## WHAT TO DO
Line by line, repeat the data below exactly, beginning at the first line and ending at the line with "x_ticks = [10, 20, 30, 40, 50]". Omit pictures.

## INFORMATION PROVIDED
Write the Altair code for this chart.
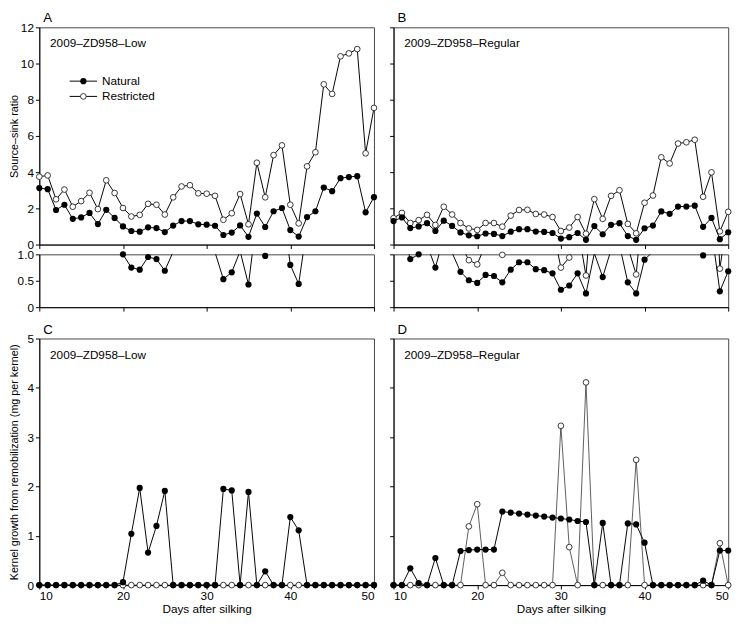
import altair as alt
import pandas as pd

FONT = "Liberation Sans"

days = [10, 11, 12, 13, 14, 15, 16, 17, 18, 19,
        20, 21, 22, 23, 24, 25, 26, 27, 28, 29,
        30, 31, 32, 33, 34, 35, 36, 37, 38, 39,
        40, 41, 42, 43, 44, 45, 46, 47, 48, 49, 50]

x_ticks = [10, 20, 30, 40, 50]

# Panel A / source-sink ratio, 2009-ZD958-Low
a_natural = [3.12, 3.06, 1.91, 2.20, 1.42, 1.50, 1.75, 1.13, 1.92, 1.47,
             1.00, 0.75, 0.71, 0.95, 0.91, 0.69, 1.05, 1.30, 1.30, 1.12,
             1.10, 1.04, 0.53, 0.66, 1.06, 0.43, 1.71, 0.97, 1.84, 2.02,
             0.80, 0.44, 1.52, 1.84, 3.15, 2.95, 3.67, 3.73, 3.78, 1.78, 2.62]
a_restricted = [3.75, 3.82, 2.50, 3.04, 2.09, 2.40, 2.86, 1.96, 3.55, 2.85,
                2.02, 1.55, 1.64, 2.25, 2.20, 1.66, 2.61, 3.21, 3.28, 2.83,
                2.81, 2.69, 1.37, 1.73, 2.79, 1.12, 4.52, 2.61, 4.94, 5.48,
                2.20, 1.17, 4.32, 5.10, 8.85, 8.32, 10.40, 10.56, 10.80, 5.04, 7.55]

# Panel B / source-sink ratio, 2009-ZD958-Regular
b_natural = [1.30, 1.50, 0.91, 1.00, 1.18, 0.75, 1.32, 1.03, 0.67, 0.51,
             0.46, 0.61, 0.59, 0.47, 0.71, 0.85, 0.85, 0.72, 0.70, 0.64,
             0.33, 0.41, 0.64, 0.26, 1.02, 0.57, 1.09, 1.18, 0.47, 0.26,
             0.90, 1.05, 1.83, 1.70, 2.10, 2.10, 2.15, 0.98, 1.47, 0.30, 0.68]
b_restricted = [1.46, 1.75, 1.19, 1.35, 1.64, 1.08, 2.09, 1.66, 1.19, 0.89,
                0.81, 1.19, 1.19, 0.99, 1.60, 1.91, 1.92, 1.69, 1.66, 1.52,
                0.75, 0.94, 1.52, 0.60, 2.51, 1.42, 2.69, 3.00, 1.14, 0.62,
                2.31, 2.71, 4.82, 4.48, 5.58, 5.65, 5.79, 2.64, 3.99, 0.73, 1.81]

# Panel C / kernel growth from remobilization, 2009-ZD958-Low
c_natural = [0, 0, 0, 0, 0, 0, 0, 0, 0, 0,
             0.06, 1.04, 1.97, 0.66, 1.20, 1.91, 0, 0, 0, 0,
             0, 0, 1.95, 1.92, 0, 1.89, 0, 0.28, 0, 0,
             1.38, 1.11, 0, 0, 0, 0, 0, 0, 0, 0, 0]
c_restricted = [0, 0, 0, 0, 0, 0, 0, 0, 0, 0,
                0, 0, 0, 0, 0, 0, 0, 0, 0, 0,
                0, 0, 0, 0, 0, 0, 0, 0, 0, 0,
                0, 0, 0, 0, 0, 0, 0, 0, 0, 0, 0]

# Panel D / kernel growth from remobilization, 2009-ZD958-Regular
d_natural = [0, 0, 0.34, 0.04, 0, 0.55, 0, 0, 0.69, 0.71,
             0.72, 0.72, 0.72, 1.49, 1.47, 1.45, 1.43, 1.41, 1.39, 1.37,
             1.35, 1.33, 1.30, 1.28, 0, 1.26, 0, 0, 1.25, 1.23,
             0.86, 0, 0, 0, 0, 0, 0, 0.09, 0, 0.70, 0.70]
d_restricted = [0, 0, 0, 0, 0, 0, 0, 0, 0, 1.19,
                1.64, 0, 0, 0.25, 0, 0, 0, 0, 0, 0,
                3.23, 0.77, 0, 4.11, 0, 0, 0, 0, 0, 2.54,
                0, 0, 0, 0, 0, 0, 0, 0, 0, 0.85, 0]

W = 342
H_MAIN = 222
H_STRIP = 54
H_BOT = 252


def text_layer(txt, x, y, size, baseline="middle"):
    return alt.Chart(pd.DataFrame({"t": [txt]})).mark_text(
        align="left", baseline=baseline, font=FONT, fontSize=size, color="black"
    ).encode(text="t:N", x=alt.value(x), y=alt.value(y))


def panel(nat, res, ydom, yvals, kind, left, letter=None, tag=None, legend=False):
    dn = pd.DataFrame({"day": days, "value": nat})
    dr = pd.DataFrame({"day": days, "value": res})

    xkw = dict(values=x_ticks, grid=False, tickSize=4, labelPadding=2, format="d")
    if kind == "bottom":
        xax = alt.Axis(title="Days after silking", labels=True, titlePadding=2,
                       titleFontSize=12, **xkw)
    else:
        xax = alt.Axis(title=None, labels=False, **xkw)

    ykw = dict(values=yvals, grid=False, tickSize=4, labelPadding=2)
    if kind == "strip":
        ykw["labelExpr"] = "datum.value == 0 ? '0' : format(datum.value, '.1f')"
    else:
        ykw["format"] = "d"
    if left and kind == "main":
        yax = alt.Axis(title="Source\u2013sink ratio", titlePadding=1, **ykw)
    elif left and kind == "bottom":
        yax = alt.Axis(title="Kernel growth from remobilization (mg per kernel)",
                       titlePadding=7.7, **ykw)
    elif left:
        yax = alt.Axis(title=None, **ykw)
    else:
        yax = alt.Axis(title=None, labels=False, **ykw)

    X = alt.X("day:Q", scale=alt.Scale(domain=[10, 50], nice=False, zero=False), axis=xax)
    Y = alt.Y("value:Q", scale=alt.Scale(domain=ydom, nice=False, zero=False), axis=yax)

    rcol = "#333333" if kind == "bottom" else "black"
    rw = 0.8 if kind == "bottom" else 1

    res_line = alt.Chart(dr).mark_line(color=rcol, strokeWidth=rw, clip=True).encode(x=X, y=Y)
    res_pts = alt.Chart(dr).mark_point(shape="circle", filled=False, fill="white", fillOpacity=1,
                                        stroke="#222222", strokeWidth=0.9, size=34,
                                        opacity=1).encode(x=X, y=Y)
    nat_line = alt.Chart(dn).mark_line(color="black", strokeWidth=1, clip=True).encode(x=X, y=Y)
    nat_pts = alt.Chart(dn).mark_point(shape="circle", filled=True, color="black", size=40,
                                        opacity=1).encode(x=X, y=Y)
    if kind == "strip":
        res_pts = res_pts.transform_filter("datum.value <= 1.0")
        nat_pts = nat_pts.transform_filter("datum.value <= 1.0")

    layers = [res_line, res_pts, nat_line, nat_pts]

    if tag:
        layers.append(text_layer(tag, 11, 16.5, 12))
    if letter:
        layers.append(text_layer(letter, 4, -5, 13.5, baseline="alphabetic"))
    if legend:
        for name, yy, filled in [("Natural", 55, True), ("Restricted", 70.6, False)]:
            ld = pd.DataFrame({"t": [name]})
            layers.append(alt.Chart(ld).mark_rule(color="black", strokeWidth=1).encode(
                x=alt.value(31), x2=alt.value(59), y=alt.value(yy)))
            if filled:
                layers.append(alt.Chart(ld).mark_point(shape="circle", filled=True, color="black",
                                                       size=40, opacity=1).encode(
                    x=alt.value(45), y=alt.value(yy)))
            else:
                layers.append(alt.Chart(ld).mark_point(shape="circle", filled=False, fill="white",
                                                       fillOpacity=1, stroke="#222222",
                                                       strokeWidth=0.9, size=34, opacity=1).encode(
                    x=alt.value(45), y=alt.value(yy)))
            layers.append(text_layer(name, 64, yy, 12))

    height = {"main": H_MAIN, "strip": H_STRIP, "bottom": H_BOT}[kind]
    return alt.layer(*layers).properties(width=W, height=height)


A_main = panel(a_natural, a_restricted, [0, 12], [0, 2, 4, 6, 8, 10, 12], "main", True,
               letter="A", tag="2009\u2013ZD958\u2013Low", legend=True)
B_main = panel(b_natural, b_restricted, [0, 12], [0, 2, 4, 6, 8, 10, 12], "main", False,
               letter="B", tag="2009\u2013ZD958\u2013Regular")
A_strip = panel(a_natural, a_restricted, [0, 1], [0, 0.5, 1.0], "strip", True)
B_strip = panel(b_natural, b_restricted, [0, 1], [0, 0.5, 1.0], "strip", False)
C_panel = panel(c_natural, c_restricted, [0, 5], [0, 1, 2, 3, 4, 5], "bottom", True,
                letter="C", tag="2009\u2013ZD958\u2013Low")
D_panel = panel(d_natural, d_restricted, [0, 5], [0, 1, 2, 3, 4, 5], "bottom", False,
                letter="D", tag="2009\u2013ZD958\u2013Regular")

row1 = alt.hconcat(A_main, B_main, spacing=20, bounds="flush")
row2 = alt.hconcat(A_strip, B_strip, spacing=20, bounds="flush")
row3 = alt.hconcat(C_panel, D_panel, spacing=20, bounds="flush")

top = alt.vconcat(row1, row2, spacing=-4)

chart = alt.vconcat(top, row3, spacing=8).properties(
    padding={"left": 0, "top": -4, "right": 4, "bottom": 2}
).configure_axis(
    domainColor="black", domainWidth=1, tickColor="black", tickWidth=1,
    labelColor="black", titleColor="black", labelFont=FONT, titleFont=FONT,
    labelFontSize=12, titleFontSize=11, titleFontWeight="normal",
).configure_view(
    stroke="#444444", strokeWidth=1
)

chart.save("out.html", embed_options={"renderer": "svg", "actions": False})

## RESPONSE FOR THIS EXERCISE
Write the Altair code for this chart.
import altair as alt
import pandas as pd

FONT = "Liberation Sans"

days = [10, 11, 12, 13, 14, 15, 16, 17, 18, 19,
        20, 21, 22, 23, 24, 25, 26, 27, 28, 29,
        30, 31, 32, 33, 34, 35, 36, 37, 38, 39,
        40, 41, 42, 43, 44, 45, 46, 47, 48, 49, 50]

x_ticks = [10, 20, 30, 40, 50]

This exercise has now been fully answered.